Изменить размер шрифта - +

Папуля этого очень не одобряет. Он у нас бывший военный — танкист и командир полка, и дисциплину считает краеугольным камнем мироздания. А бабушке не нравится, когда за опоздание к трапезе на нее орут бронебойным голосом: «Два наряда вне очереди и пятьдесят отжиманий!»

Тем более что бабуля бывший педагог и сама умеет орать будь здоров. Гораздо лучше, чем отжиматься.

Мы, Кузнецовы, вообще все на диво горластые, даже не знаю, как у нас приживется тихоня Трошкина. Боюсь, она будет скользить вдоль стеночки боязливым призраком, вдохновляя мамулю на сочинение новых кошмарных романов.

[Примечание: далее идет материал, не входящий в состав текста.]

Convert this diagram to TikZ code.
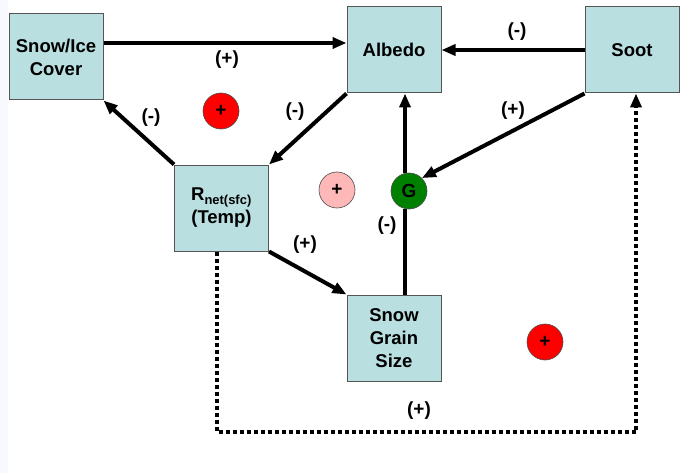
\documentclass[tikz,border=0pt]{standalone}
\usepackage{fontspec}
\setmainfont{Liberation Sans}
\usetikzlibrary{arrows.meta}
\definecolor{boxfill}{HTML}{B9DFE1}
\definecolor{boxline}{HTML}{555555}
\definecolor{signred}{HTML}{FF0000}
\definecolor{signpink}{HTML}{FFB8B8}
\definecolor{signgreen}{HTML}{008000}
\definecolor{sidestrip}{HTML}{F8F8FF}
\tikzset{
  varbox/.style={draw=boxline, line width=1pt, fill=boxfill, minimum width=94pt, minimum height=86pt,
    inner sep=0pt, align=center, font=\fontsize{18.5}{23}\selectfont\bfseries},
  loopsign/.style={circle, draw=black!70, line width=0.6pt, minimum size=36pt, inner sep=0pt,
    font=\fontsize{19}{19}\selectfont\bfseries},
  link/.style={line width=4pt, -{Triangle[length=14pt,width=11pt]}},
  dotlink/.style={line width=4pt, dash pattern=on 4pt off 3pt, -{Triangle[length=14pt,width=11pt]}},
  sign/.style={font=\fontsize{19}{19}\selectfont\bfseries, inner sep=0pt}
}
\begin{document}
\begin{tikzpicture}[x=1pt, y=-1pt]
\useasboundingbox (0,0) rectangle (692,473);
\fill[white] (0,0) rectangle (692,473);
\fill[sidestrip] (0,0) rectangle (8,473);

% variables
\node[varbox] (ice) at (56,57) {Snow/Ice\\Cover};
\node[varbox] (alb) at (394,50) {Albedo};
\node[varbox] (soot) at (632,50) {Soot};
\node[varbox] (rnet) at (221.5,208) {R\textsubscript{net(sfc)}\\(Temp)};
\node[varbox] (grain) at (394,338) {Snow\\Grain\\Size};

% loop markers
\node[loopsign, fill=signred] (loopa) at (221,111) {+};
\node[loopsign, fill=signpink] (loopb) at (337,190) {+};
\node[loopsign, fill=signred] (loopc) at (545,342) {+};
\node[loopsign, fill=signgreen] (gnode) at (409,191) {G};

% connectors
\draw[link] (ice.east |- 0,43) -- (alb.west |- 0,43);
\draw[link] (soot.west) -- (alb.east);
\draw[link] (alb.south west) -- (rnet.north east);
\draw[link] (rnet.north west) -- (ice.south east);
\draw[link] (soot.south west) -- (gnode.north east);
\draw[line width=4pt] (grain.north -| 405,0) -- (405,209);
\draw[link] (405,173) -- (alb.south -| 405,0);
\draw[link] (rnet.south east) -- (grain.north west);
\coordinate (dl) at (217,432);
\coordinate (dr) at (636,432);
\draw[dotlink] (rnet.south -| 217,0) -- (dl) -- (dr) -- (soot.south -| 636,0);

% link signs
\node[sign] at (227,60) {(+)};
\node[sign] at (517,32) {(-)};
\node[sign] at (295,112) {(-)};
\node[sign] at (151,118) {(-)};
\node[sign] at (513,111) {(+)};
\node[sign] at (387,226) {(-)};
\node[sign] at (305,245) {(+)};
\node[sign] at (419,411) {(+)};
\end{tikzpicture}
\end{document}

Будильник, трезвон которого можно было услышать даже в ближнем космосе сквозь усиленную обшивку орбитальной станции и гермошлем скафандра, не подвел, и к ужину вся женская часть семейства явилась без опозданий.

Папуля довольно оглядел нас, выжидательно сглатывающих слюнки, и тоже сел за стол, объявив:

— Зяму ждать не будем, он предупредил, что задержится.

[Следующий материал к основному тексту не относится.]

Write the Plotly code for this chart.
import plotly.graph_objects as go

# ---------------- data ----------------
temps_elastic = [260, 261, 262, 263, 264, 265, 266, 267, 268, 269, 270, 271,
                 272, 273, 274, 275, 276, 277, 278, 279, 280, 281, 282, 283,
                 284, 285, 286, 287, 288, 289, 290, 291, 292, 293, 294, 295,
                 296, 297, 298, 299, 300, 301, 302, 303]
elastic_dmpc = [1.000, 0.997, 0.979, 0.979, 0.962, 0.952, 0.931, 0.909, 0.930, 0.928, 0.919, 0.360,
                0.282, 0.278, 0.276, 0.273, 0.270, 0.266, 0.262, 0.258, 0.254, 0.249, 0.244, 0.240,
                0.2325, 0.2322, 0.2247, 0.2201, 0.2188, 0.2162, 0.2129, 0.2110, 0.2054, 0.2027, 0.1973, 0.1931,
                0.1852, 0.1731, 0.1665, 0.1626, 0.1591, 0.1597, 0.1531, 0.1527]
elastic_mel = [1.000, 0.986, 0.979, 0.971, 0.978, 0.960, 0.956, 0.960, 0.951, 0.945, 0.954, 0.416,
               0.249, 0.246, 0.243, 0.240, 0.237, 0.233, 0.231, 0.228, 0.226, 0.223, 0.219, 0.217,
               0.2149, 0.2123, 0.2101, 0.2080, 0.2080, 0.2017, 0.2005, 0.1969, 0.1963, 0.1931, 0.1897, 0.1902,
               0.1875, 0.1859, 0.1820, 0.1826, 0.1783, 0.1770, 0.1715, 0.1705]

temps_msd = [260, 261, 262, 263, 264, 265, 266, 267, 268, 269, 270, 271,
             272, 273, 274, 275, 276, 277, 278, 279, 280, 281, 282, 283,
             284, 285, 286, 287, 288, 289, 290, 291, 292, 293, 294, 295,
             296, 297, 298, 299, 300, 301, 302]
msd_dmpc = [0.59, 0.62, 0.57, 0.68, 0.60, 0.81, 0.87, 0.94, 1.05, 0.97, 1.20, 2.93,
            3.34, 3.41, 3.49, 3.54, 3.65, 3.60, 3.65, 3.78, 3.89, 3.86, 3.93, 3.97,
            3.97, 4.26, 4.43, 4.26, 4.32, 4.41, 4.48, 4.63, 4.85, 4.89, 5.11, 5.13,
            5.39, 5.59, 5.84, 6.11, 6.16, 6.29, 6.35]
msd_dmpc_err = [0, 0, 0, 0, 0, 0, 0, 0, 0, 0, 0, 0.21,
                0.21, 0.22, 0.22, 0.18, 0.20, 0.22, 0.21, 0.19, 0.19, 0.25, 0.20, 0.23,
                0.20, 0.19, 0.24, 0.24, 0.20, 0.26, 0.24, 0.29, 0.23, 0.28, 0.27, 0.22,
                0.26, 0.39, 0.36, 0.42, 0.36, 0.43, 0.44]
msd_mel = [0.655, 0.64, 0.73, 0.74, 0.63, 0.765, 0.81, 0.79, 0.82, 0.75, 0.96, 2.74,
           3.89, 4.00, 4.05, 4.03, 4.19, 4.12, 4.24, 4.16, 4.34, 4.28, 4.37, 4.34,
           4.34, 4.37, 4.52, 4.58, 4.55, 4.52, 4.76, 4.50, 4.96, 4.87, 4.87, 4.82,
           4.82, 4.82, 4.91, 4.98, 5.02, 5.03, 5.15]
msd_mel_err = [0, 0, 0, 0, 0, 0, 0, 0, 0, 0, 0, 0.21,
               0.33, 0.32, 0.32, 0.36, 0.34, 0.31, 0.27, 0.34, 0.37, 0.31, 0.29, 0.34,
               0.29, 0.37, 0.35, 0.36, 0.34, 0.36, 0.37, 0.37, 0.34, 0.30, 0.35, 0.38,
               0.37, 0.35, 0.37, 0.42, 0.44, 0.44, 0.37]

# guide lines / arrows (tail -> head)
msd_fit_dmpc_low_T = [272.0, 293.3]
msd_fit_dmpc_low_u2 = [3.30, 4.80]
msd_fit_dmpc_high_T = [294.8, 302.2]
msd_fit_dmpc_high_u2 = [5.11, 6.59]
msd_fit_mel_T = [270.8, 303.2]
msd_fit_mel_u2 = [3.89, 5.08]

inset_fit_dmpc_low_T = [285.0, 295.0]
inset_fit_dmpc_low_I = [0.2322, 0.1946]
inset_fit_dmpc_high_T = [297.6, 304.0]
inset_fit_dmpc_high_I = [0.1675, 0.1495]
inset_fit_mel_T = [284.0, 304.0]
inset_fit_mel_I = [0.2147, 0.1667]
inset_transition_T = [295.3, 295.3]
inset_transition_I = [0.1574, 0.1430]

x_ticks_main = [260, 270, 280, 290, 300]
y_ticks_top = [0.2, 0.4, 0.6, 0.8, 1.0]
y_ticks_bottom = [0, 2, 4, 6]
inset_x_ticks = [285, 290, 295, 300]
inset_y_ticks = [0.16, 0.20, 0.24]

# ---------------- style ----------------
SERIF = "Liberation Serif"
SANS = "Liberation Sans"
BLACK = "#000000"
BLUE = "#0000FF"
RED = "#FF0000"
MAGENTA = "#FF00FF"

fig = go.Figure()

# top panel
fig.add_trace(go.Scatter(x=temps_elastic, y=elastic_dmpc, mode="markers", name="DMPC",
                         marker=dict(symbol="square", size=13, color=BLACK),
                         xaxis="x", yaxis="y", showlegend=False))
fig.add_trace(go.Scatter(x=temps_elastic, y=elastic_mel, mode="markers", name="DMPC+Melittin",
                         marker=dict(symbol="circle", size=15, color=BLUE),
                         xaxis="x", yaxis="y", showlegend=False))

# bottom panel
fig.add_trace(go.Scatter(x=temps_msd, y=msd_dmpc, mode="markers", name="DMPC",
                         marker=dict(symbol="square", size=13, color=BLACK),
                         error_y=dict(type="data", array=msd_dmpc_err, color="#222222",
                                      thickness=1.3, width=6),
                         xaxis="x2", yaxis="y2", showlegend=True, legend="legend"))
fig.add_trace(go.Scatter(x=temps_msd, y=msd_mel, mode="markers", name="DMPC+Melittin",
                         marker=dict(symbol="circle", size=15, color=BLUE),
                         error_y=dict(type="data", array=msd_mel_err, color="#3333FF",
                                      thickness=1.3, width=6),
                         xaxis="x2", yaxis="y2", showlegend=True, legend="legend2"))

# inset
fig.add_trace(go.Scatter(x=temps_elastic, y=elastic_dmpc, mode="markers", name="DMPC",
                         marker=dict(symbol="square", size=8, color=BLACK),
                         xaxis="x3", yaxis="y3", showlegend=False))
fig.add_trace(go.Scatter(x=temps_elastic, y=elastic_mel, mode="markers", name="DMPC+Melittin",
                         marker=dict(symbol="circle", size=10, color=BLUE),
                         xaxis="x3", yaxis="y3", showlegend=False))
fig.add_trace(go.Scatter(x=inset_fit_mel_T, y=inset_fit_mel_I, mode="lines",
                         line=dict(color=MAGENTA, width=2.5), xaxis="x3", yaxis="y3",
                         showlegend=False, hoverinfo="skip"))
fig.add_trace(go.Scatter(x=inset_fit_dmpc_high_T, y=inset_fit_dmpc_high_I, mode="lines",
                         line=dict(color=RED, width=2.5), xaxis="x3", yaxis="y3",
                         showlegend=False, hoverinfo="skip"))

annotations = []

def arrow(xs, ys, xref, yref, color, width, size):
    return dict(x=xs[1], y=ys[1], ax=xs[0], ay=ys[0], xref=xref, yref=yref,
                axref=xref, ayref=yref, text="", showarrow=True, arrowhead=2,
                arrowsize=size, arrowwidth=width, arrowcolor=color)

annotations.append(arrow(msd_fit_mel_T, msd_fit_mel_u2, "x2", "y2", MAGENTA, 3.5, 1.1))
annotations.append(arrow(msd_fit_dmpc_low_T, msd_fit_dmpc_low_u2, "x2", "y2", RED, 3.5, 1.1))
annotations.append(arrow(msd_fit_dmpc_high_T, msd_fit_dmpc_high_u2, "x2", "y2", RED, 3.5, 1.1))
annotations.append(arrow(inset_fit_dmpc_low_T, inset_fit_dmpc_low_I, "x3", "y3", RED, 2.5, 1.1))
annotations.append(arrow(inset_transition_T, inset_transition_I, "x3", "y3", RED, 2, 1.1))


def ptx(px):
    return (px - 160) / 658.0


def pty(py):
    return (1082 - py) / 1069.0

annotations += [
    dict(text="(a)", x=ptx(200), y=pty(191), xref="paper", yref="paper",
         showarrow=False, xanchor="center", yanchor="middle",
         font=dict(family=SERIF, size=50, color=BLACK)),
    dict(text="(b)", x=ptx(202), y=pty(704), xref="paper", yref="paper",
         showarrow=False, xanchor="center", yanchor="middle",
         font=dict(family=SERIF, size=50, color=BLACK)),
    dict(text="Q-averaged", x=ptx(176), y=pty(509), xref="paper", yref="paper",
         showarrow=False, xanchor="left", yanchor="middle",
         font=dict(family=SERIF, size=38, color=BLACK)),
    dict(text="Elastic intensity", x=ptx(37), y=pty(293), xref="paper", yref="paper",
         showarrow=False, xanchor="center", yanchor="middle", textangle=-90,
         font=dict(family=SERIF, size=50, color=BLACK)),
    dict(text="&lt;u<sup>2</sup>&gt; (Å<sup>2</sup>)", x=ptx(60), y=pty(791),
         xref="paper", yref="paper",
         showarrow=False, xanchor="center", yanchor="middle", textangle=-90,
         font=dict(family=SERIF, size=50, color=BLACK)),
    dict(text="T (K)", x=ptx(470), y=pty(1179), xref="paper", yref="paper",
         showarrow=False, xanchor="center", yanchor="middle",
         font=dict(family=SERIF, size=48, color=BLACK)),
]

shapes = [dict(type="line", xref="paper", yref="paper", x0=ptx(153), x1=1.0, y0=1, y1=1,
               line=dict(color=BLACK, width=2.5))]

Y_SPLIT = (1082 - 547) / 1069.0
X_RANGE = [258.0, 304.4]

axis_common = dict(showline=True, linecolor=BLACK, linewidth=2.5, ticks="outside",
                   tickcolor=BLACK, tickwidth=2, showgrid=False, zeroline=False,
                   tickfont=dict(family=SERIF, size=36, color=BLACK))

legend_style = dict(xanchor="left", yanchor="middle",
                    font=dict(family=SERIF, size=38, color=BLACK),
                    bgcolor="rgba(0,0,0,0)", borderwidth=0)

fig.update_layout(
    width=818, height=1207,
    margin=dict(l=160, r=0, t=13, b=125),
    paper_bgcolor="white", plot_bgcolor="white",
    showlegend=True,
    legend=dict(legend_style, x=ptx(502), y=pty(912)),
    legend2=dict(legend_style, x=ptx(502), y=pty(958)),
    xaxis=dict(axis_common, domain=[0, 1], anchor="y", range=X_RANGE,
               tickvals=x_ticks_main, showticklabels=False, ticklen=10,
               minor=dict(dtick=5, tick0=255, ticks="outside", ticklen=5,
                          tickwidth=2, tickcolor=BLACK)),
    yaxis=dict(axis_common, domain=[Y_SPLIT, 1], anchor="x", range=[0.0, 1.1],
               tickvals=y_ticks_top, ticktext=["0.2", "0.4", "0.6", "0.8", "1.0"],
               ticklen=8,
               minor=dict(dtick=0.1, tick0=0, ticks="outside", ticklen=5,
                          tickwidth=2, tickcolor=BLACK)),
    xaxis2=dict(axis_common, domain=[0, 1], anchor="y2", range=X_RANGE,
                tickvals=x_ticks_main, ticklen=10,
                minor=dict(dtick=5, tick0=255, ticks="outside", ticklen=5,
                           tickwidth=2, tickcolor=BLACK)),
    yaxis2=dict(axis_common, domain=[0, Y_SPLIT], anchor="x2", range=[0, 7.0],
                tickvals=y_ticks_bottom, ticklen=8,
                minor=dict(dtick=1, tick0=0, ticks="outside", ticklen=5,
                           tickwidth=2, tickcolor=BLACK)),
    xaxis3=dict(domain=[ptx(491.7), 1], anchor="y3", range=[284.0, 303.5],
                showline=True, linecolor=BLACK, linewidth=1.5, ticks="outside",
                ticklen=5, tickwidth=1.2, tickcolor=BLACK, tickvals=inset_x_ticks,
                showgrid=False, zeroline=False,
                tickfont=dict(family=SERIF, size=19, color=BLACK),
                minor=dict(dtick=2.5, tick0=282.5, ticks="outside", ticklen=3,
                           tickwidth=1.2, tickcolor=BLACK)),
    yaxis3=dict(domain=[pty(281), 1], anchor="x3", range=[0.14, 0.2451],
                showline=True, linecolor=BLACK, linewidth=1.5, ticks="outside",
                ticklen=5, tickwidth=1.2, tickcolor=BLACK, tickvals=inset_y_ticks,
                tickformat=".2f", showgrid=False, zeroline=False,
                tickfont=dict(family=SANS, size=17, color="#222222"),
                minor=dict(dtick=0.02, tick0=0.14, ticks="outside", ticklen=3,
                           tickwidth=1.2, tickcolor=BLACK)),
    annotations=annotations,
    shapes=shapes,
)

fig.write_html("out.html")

Я покосилась на Трошкину, ненавязчиво интересуясь ее реакцией.

Если бы я узнавала о планах жениха на вечер от других людей, пусть даже будущих родственников, он очень быстро вылетел бы из основного состава моих кавалеров. Да он бы и на скамейке запасных не задержался — просквозил бы навылет из моей бальной книжечки!

Но Алла кротко кивнула:

— Да, да, я знаю, Зямочка очень торопится до отъезда закончить срочный заказ.

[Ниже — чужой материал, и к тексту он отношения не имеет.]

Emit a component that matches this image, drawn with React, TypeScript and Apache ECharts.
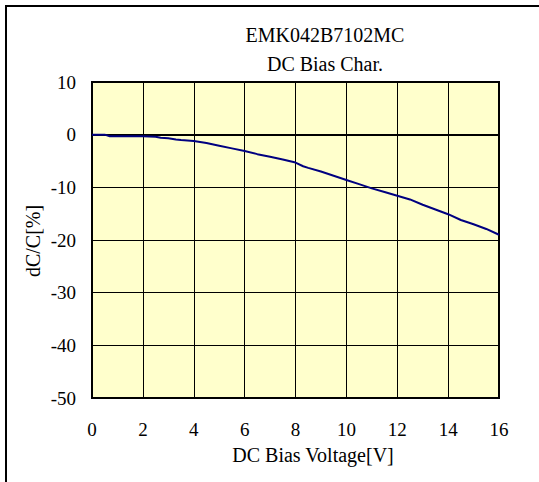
import React, { useEffect, useRef } from "react";
import * as echarts from "echarts";

const titleLines = ["EMK042B7102MC", "DC Bias Char."];
const xAxisName = "DC Bias Voltage[V]";
const yAxisName = "dC/C[%]";

const voltage = [0, 0.5, 0.7, 1, 1.5, 2, 2.5, 2.7, 3, 3.3, 3.5, 4, 4.5, 5, 5.5, 6, 6.5, 7, 7.5, 8, 8.3, 8.5, 9, 9.5, 10, 10.5, 11, 11.5, 12, 12.5, 13, 13.5, 14, 14.5, 15, 15.5, 16];
const dcdc = [0, 0, -0.3, -0.3, -0.3, -0.3, -0.4, -0.6, -0.7, -0.9, -1.0, -1.2, -1.6, -2.1, -2.6, -3.1, -3.7, -4.2, -4.7, -5.3, -6.0, -6.3, -7.0, -7.8, -8.6, -9.4, -10.2, -10.9, -11.6, -12.3, -13.3, -14.2, -15.1, -16.2, -17.0, -17.9, -19.0];

const FONT = "'Liberation Serif', 'Times New Roman', serif";

export default function App() {
  const ref = useRef<HTMLDivElement>(null);
  useEffect(() => {
    document.body.style.margin = "0";
    const chart = echarts.init(ref.current!, null, { renderer: "svg" });
    chart.setOption({
      animation: false,
      backgroundColor: "#ffffff",
      grid: {
        left: 92,
        top: 82,
        width: 407,
        height: 316,
        show: true,
        backgroundColor: "#FFFFCC",
        borderColor: "#000000",
        borderWidth: 2,
      },
      xAxis: {
        type: "value",
        min: 0,
        max: 16,
        interval: 2,
        axisLine: { show: true, lineStyle: { color: "#000", width: 2 } },
        axisTick: { show: false },
        splitLine: { show: true, lineStyle: { color: "#000", width: 1 } },
        axisLabel: { color: "#000", fontFamily: FONT, fontSize: 19, margin: 22 },
      },
      yAxis: {
        type: "value",
        min: -50,
        max: 10,
        interval: 10,
        axisLine: { show: true, lineStyle: { color: "#000", width: 2 } },
        axisTick: { show: false },
        splitLine: { show: true, lineStyle: { color: "#000", width: 1 } },
        axisLabel: { color: "#000", fontFamily: FONT, fontSize: 19, margin: 16 },
      },
      series: [
        {
          type: "line",
          data: voltage.map((v, i) => [v, dcdc[i]]),
          showSymbol: false,
          lineStyle: { color: "#000080", width: 2 },
        },
      ],
      graphic: [
        {
          type: "rect",
          shape: { x: 6, y: 6, width: 700, height: 700 },
          style: { fill: "none", stroke: "#000", lineWidth: 2 },
          silent: true,
        },
        {
          type: "text",
          x: 325,
          y: 35,
          style: { text: titleLines[0], font: `20px ${FONT}`, fill: "#000", textAlign: "center", textVerticalAlign: "middle" },
        },
        {
          type: "text",
          x: 325,
          y: 64,
          style: { text: titleLines[1], font: `20px ${FONT}`, fill: "#000", textAlign: "center", textVerticalAlign: "middle" },
        },
        {
          type: "text",
          x: 313,
          y: 455,
          style: { text: xAxisName, font: `20px ${FONT}`, fill: "#000", textAlign: "center", textVerticalAlign: "middle" },
        },
        {
          type: "text",
          x: 33,
          y: 241,
          rotation: Math.PI / 2,
          style: { text: yAxisName, font: `20px ${FONT}`, fill: "#000", textAlign: "center", textVerticalAlign: "middle" },
        },
      ],
    });
    return () => chart.dispose();
  }, []);
  return <div ref={ref} style={{ width: 539, height: 482 }} />;
}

Я посмотрела на бабулю (она у нас старая феминистка и заядлая правдорубка), бабуля скривилась и приоткрыла рот.

— Бабуль, тебе, наверное, новая вставная челюсть натирает? — упреждая ненужные откровения, спросила я с нажимом. — Тебе, должно быть, кушать больно, да?

— Да, мне очень больно, — вздохнула бабуля и с жалостью посмотрела на Трошкину.

Оставшуюся недосказанной полную фразу «Мне очень больно это видеть» угадали только я и мамуля.

Наш Зяма — жуткий бабник, и Трошкина — его единственное за всю сознательную жизнь серьезное увлечение. Серьезное оно настолько, что Зяма даже решился жениться, потому что после пары лет неузаконенных отношений Алка заявила, что не позволит и далее ее использовать. Ей, мол, нужны определенность и уверенность в крепости уз. Причем обязательным условием заключения брака была поставлена нерушимая моногамность, пока смерть не разлучит их с Зямой. Влюбленный братец со всем согласился и все порочащие его связи пресек, но, зная Казимира нашего Борисовича, я боялась, что он сорвется.

Казимир Кузнецов — красавец мужчина, прирожденный соблазнитель и известный в городе интерьер-дизайнер. А дорогие интерьеры — они, заразы, богаты всякими там диванами, банкетками и козетками, провоцирующими на моральное падение!

Так что самоотверженный труд по завершению нового важного заказа вполне мог оказаться экспрессивным парным танцем в горизонтальной плоскости.

Впрочем, вовсе не в наших интересах было наводить на эту разрушительную мысль простодушную Трошкину. Как новый член семьи она всех более чем устраивала: мы с Алкой с самых яслей шли по жизни рука об руку и практически сроднились.

— Да, совсем непросто приходится супругам гениев, — дипломатично сказала мамуля.

— Тебе так трудно со мной, дорогая? — удивился папуля.

— Вообще-то, я хотела привести в пример тебя. — Мамуля акцентировала местоимение.

Я закатила глаза.

Гениев в нашем семействе — почти как градусов в чистом спирте! Одна бабуля на лавровый венок не претендует. Уже. Лет двадцать назад мы от нее регулярно слышали: «Я заслуженный учитель России, выдающийся педагог и ученый, нишкните, смертные!»

 

— Супруги гениев должны быть чуткими, понимающими, умеющими вовремя отступить в тень, — продолжила мысль мамуля.